The auto makers take most of the heat and cost of recalls, as suppliers aren’t obligated to report quality problems to auto safety regulators in the U.S. or Japan. But regulators and law makers have been publicly shifting some of the blame onto those making the roughly 30,000 parts that go into new cars.
Last year, the chief executive of Delphi Automotive PLC, the manufacturer of faulty ignition switches at the center of General Motors Co. recalls, and a senior Takata executive, were hauled separately before congressional panels investigating auto defects.
Both suppliers also are targets of class-action lawsuits.
In Japan, the transport ministry, which oversees recalls and usually only communicates with auto makers, made a rare move in recent months to directly name Takata in news conferences and ordered it to act more quickly on recalls.

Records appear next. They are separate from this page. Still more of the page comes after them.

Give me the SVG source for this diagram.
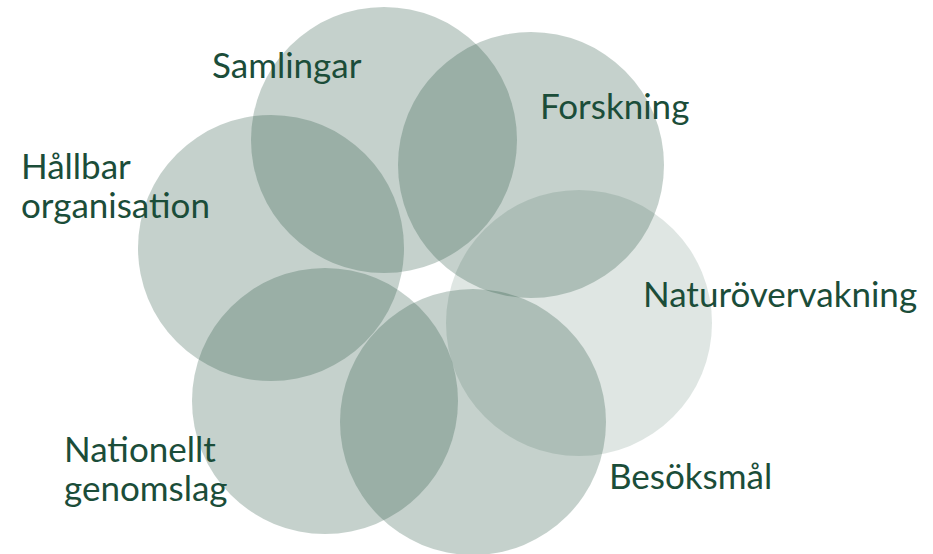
<svg xmlns="http://www.w3.org/2000/svg" width="933" height="554" viewBox="0 0 933 554">
<style>
.c{fill:#1e4d3a;fill-opacity:0.26}
.c.light{fill-opacity:0.14}
text{font-family:Lato,"Liberation Sans",sans-serif;font-size:35px;fill:#1b4d39}
</style>
<rect width="933" height="554" fill="#ffffff"/>
<g id="samlingar"><circle class="c" cx="384" cy="140" r="133"/><text x="212" y="78">Samlingar</text></g>
<g id="forskning"><circle class="c" cx="531" cy="165" r="133"/><text x="540" y="119">Forskning</text></g>
<g id="naturovervakning"><circle class="c light" cx="579" cy="323" r="133"/><text x="643" y="307">Naturövervakning</text></g>
<g id="besoksmal"><circle class="c" cx="473" cy="422" r="133"/><text x="609" y="489">Besöksmål</text></g>
<g id="nationellt"><circle class="c" cx="325" cy="401" r="133"/><text x="64" y="462">Nationellt</text><text x="64" y="501">genomslag</text></g>
<g id="hallbar"><circle class="c" cx="271" cy="248" r="133"/><text x="21" y="179">Hållbar</text><text x="21" y="218">organisation</text></g>
<g id="connectors"></g>
</svg>
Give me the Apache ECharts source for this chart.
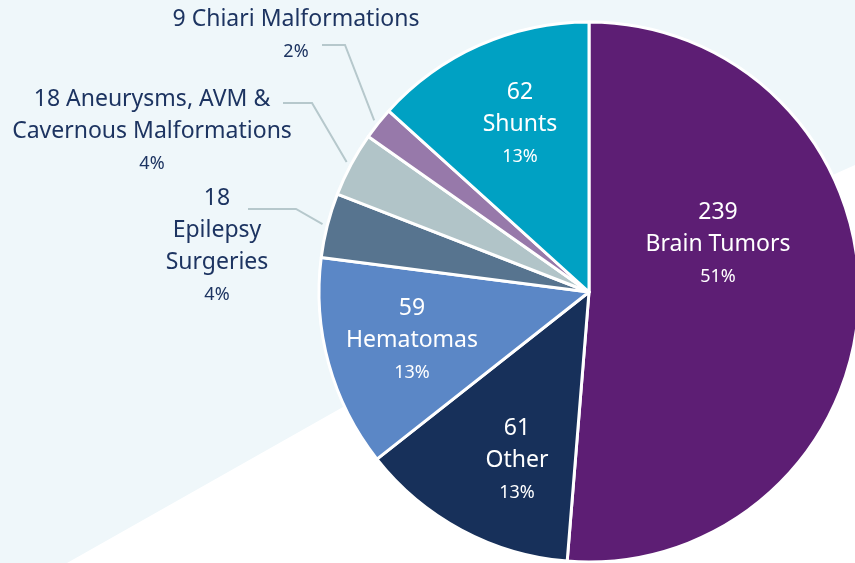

The scrutiny on suppliers came with a massive increase in recalls. Last year, U.S. auto recalls hit a record 63.8 million vehicles, according to Stericycle Inc., a Lake Forest, Ill.-based consulting company. In Japan, auto makers have recalled 8.8 million vehicles in the nine months to Dec. 31, government data showed, already surpassing record 8.0 million vehicles recalled last fiscal year.
“In the past, when there were recalls, [parts] suppliers were trying to meet the responsibility for auto makers, trying to win back their trust,” Kazumi Tamamura, CEO of NHK Spring Co. and the chairman of Japan Auto Parts Industries Association, told a news conference in December.
“Now that supplier names are being mentioned widely, the range of responsibilities that we face is expanding. Not only do we need to face auto makers but also consumers,” he said.